A current account is one of the best tools to manage your daily expenses, especially for traders and business people. While opening a current account is easy, you are prone to committing a few mistakes while operating it. These mistakes, if avoided, can make your current account quite beneficial to you.
Here is a list of the most common mistakes associated with a current account that one can avoid:
Not checking the balance in your account
Whether you check it online or by updating your passbook, keep a regular tab on your current account. This will ensure that you always have enough funds in your account and do not overdraw.
Check your account balance before making a purchase, writing a cheque, or even making a withdrawal, and make sure you have sufficient funds to cover the transaction. You do not want an overdraft on your current account.
Not being familiar with account overdraft protection
Overdraft protection in a current account shields you from declined cheques and card transactions. It ensures that your transactions go through even if your balance has gone below Rs 0 and saves you from the embarrassment of a bounced cheque and even the hefty fines that might be imposed.
Overdraft protection entails the linking of your current account with a savings account.
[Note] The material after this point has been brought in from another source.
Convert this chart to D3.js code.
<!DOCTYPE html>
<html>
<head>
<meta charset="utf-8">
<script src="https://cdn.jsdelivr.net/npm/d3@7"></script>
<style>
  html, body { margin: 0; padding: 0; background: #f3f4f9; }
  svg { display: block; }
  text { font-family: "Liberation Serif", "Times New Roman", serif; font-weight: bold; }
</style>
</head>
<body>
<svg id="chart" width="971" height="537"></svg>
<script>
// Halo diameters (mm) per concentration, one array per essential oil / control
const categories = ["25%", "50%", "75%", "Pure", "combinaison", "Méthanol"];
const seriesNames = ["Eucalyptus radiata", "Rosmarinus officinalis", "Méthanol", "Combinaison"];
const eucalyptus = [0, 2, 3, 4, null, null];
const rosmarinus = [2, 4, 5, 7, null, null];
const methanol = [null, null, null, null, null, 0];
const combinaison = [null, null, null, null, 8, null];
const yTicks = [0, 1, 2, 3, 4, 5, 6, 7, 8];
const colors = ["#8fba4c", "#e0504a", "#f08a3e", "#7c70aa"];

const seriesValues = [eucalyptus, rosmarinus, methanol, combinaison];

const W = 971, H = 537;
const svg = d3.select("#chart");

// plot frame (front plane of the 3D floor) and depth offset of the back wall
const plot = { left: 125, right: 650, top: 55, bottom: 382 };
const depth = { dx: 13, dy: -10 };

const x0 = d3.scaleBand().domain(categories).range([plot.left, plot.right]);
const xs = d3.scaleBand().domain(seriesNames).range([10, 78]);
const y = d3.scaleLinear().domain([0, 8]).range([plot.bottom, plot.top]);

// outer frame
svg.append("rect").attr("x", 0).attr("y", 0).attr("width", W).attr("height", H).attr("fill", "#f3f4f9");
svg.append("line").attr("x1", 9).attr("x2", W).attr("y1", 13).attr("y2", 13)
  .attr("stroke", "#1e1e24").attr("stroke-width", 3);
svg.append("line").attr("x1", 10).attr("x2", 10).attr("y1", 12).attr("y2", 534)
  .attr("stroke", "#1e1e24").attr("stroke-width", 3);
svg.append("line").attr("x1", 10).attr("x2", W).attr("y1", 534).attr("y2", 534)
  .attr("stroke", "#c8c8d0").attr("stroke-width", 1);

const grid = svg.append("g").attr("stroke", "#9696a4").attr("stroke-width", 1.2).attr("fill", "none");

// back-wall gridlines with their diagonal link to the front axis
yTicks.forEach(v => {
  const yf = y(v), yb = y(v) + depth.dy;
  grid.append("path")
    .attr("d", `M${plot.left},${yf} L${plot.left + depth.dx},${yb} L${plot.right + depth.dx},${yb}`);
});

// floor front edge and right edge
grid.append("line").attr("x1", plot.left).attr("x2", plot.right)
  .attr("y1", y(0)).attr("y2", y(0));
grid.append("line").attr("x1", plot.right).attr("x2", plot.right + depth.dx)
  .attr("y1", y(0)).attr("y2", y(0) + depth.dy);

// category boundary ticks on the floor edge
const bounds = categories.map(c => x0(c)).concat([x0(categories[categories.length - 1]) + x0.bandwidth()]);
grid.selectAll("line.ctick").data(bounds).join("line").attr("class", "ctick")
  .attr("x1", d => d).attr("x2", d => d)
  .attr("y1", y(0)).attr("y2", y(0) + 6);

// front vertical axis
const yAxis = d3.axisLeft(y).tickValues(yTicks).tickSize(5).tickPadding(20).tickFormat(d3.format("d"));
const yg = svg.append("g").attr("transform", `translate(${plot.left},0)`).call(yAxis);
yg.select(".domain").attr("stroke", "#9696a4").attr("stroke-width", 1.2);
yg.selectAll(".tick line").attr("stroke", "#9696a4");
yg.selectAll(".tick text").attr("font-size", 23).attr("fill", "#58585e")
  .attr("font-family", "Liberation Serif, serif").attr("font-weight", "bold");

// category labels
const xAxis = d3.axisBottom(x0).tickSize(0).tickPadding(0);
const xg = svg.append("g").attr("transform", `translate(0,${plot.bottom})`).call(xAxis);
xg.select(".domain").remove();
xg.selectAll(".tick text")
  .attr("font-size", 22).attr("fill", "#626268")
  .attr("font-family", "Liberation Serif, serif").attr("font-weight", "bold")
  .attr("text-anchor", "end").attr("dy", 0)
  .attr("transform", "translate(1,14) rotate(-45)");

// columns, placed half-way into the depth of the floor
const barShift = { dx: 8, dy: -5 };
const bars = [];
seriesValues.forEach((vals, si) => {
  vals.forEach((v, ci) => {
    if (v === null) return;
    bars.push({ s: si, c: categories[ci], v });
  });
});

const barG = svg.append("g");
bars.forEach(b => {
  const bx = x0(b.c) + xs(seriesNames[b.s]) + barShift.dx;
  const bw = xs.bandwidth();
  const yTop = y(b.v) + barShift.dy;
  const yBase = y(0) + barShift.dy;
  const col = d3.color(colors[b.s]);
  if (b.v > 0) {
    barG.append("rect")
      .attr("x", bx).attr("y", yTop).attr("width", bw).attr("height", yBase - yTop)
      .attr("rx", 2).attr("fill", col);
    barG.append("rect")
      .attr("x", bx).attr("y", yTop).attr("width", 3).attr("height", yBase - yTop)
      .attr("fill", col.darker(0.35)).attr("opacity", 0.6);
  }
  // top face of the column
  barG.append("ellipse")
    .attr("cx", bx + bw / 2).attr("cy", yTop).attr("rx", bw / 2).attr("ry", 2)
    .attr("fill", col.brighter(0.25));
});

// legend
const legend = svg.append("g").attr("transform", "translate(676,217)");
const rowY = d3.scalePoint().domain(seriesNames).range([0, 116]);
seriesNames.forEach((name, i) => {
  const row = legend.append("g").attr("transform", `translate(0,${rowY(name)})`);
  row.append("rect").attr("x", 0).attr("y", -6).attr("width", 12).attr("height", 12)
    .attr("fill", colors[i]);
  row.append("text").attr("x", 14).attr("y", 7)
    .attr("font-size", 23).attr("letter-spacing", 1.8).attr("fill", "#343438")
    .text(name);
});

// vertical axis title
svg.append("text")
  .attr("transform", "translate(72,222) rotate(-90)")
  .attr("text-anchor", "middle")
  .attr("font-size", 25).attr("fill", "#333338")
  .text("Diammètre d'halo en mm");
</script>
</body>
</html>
This way, the overdraft protection feature will automatically transfer the money from your linked savings account to cover your transactions if you do not have the necessary funds in the current account. This way, your transactions are not declined.
However, there is a fee that your bank could charge each time this happens. Most banks allow customers a grace period to deposit the required amount in the account. Confirm the rules surrounding overdraft protection with your relationship manager.
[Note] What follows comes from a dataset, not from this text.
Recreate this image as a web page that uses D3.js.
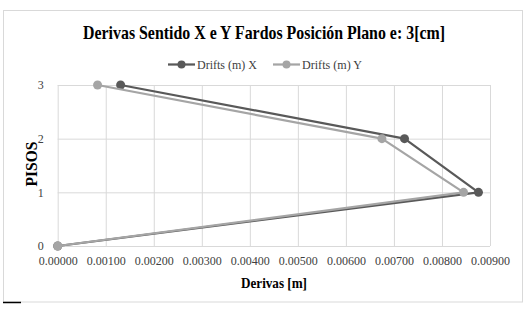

Not keeping track of transactions
Phone and email alerts are the most convenient methods of maintaining a tab on your finances. Not keeping a track of them ranks high among the list of mistakes that should be avoided.
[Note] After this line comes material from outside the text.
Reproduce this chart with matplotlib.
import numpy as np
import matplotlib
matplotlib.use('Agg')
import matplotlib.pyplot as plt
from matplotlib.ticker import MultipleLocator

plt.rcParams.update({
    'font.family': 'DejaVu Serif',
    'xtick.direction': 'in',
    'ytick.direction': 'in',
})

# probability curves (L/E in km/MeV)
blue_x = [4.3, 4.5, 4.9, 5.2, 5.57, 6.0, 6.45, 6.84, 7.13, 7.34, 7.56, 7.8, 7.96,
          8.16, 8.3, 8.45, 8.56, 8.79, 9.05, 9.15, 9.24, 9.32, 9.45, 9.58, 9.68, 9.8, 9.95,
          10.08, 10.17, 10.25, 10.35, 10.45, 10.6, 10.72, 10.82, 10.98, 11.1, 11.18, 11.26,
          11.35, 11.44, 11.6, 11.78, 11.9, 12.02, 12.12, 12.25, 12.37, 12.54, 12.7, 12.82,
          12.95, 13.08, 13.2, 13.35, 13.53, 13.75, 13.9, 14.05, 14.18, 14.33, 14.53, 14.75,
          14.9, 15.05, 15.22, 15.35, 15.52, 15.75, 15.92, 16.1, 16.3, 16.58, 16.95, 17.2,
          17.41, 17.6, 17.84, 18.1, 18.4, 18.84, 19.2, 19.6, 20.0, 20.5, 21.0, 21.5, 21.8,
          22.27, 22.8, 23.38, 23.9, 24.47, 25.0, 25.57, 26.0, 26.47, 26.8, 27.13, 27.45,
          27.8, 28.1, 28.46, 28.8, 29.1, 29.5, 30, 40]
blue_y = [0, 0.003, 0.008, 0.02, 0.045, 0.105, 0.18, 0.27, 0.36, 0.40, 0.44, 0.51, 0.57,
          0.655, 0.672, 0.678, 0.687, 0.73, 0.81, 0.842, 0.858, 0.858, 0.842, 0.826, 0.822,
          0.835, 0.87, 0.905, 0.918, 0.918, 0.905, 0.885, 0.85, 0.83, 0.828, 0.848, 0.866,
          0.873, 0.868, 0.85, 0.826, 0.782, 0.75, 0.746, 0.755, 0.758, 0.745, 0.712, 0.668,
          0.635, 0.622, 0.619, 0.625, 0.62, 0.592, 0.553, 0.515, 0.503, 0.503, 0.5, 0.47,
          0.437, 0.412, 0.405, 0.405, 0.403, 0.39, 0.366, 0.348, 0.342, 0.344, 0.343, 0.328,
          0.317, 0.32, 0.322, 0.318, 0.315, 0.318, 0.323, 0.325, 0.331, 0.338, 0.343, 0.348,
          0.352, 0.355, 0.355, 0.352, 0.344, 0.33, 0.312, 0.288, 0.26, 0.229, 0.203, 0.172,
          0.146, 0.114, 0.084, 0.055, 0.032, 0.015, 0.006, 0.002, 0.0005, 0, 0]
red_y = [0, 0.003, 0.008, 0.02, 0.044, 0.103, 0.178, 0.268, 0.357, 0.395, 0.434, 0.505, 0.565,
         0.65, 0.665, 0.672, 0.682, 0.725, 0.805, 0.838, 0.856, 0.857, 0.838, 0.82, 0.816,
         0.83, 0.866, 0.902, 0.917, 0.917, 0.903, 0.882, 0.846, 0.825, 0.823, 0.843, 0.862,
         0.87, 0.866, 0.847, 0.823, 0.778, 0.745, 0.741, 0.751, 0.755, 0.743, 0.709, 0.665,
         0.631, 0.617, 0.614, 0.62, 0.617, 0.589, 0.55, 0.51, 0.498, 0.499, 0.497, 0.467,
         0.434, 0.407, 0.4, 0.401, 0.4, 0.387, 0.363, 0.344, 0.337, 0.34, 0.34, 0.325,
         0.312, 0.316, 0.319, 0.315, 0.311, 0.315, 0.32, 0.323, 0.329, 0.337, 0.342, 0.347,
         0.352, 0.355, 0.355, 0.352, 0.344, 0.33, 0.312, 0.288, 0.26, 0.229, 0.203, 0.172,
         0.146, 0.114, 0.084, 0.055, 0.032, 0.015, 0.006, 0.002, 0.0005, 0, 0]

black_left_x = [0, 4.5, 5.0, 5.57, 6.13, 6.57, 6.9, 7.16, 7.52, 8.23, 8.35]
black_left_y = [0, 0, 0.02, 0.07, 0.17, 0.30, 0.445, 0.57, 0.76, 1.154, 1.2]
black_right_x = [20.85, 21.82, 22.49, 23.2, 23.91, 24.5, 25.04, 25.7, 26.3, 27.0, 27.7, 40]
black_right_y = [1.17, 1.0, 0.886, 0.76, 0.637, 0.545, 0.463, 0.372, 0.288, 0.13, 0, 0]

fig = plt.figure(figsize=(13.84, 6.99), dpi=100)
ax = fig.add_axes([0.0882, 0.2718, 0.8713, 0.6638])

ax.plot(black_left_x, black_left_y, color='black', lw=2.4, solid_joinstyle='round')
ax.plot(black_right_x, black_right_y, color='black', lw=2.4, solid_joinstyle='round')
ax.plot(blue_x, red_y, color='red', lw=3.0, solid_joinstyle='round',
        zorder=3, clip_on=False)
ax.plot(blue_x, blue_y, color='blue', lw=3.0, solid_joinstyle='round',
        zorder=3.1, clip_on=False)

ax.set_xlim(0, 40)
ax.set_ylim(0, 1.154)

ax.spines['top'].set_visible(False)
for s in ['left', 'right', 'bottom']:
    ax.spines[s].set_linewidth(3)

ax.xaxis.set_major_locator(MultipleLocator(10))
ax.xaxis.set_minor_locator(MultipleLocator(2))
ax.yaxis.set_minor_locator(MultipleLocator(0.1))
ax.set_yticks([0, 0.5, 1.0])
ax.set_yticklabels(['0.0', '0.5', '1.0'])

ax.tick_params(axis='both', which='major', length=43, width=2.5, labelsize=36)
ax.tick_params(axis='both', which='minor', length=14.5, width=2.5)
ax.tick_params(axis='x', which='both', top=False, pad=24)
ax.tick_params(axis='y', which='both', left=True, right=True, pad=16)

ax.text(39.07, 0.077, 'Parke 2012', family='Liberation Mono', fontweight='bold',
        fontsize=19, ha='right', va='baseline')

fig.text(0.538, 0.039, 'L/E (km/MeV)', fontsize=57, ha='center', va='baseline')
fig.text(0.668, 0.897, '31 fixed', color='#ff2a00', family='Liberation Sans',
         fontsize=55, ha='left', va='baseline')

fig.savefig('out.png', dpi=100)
Such alerts, above anything, can inform you of potentially suspicious activity. Set up a system where you receive an alert each time a new transaction occurs in your account. This will immediately alert you if someone makes a fraudulent transaction and you can reach out to the bank to stop it.
Not checking transaction history before closing the account
If you are closing your current account, you must check your passbook or your online statement to make sure that all transactions have been cleared. If a cheque comes through after the account has been closed, it will be returned to the depositor and you will incur a returned item fee.
Using a high-fee account
A common mistake with using a current account is having one that incurs high fees, including maintenance, overdraft, etc. Making the switch to a fee-friendly bank can help you avoid such fees and save your money. Nowadays, you can easily link and transfer your money between accounts, which makes switching bank accounts a hassle-free affair.
Check with your bank about the fee it charges on current accounts and make the switch to a bank account that charges low or no fee.
Keeping more money than required
While it is prudent to maintain a sufficient balance in your current account so that all your transactions go through, it does not mean that you keep more than what is necessary.
Keeping your extra money in a current account can be counter-intuitive as you would not be earning any interest. This extra money is better off in a savings account, where it can earn interest.
Maintain just enough in your account to cover your bills and expenses and keep tracking it.
Conclusively, a checking account can be very beneficial to you. Just avoid committing the above mistakes to make the most of it.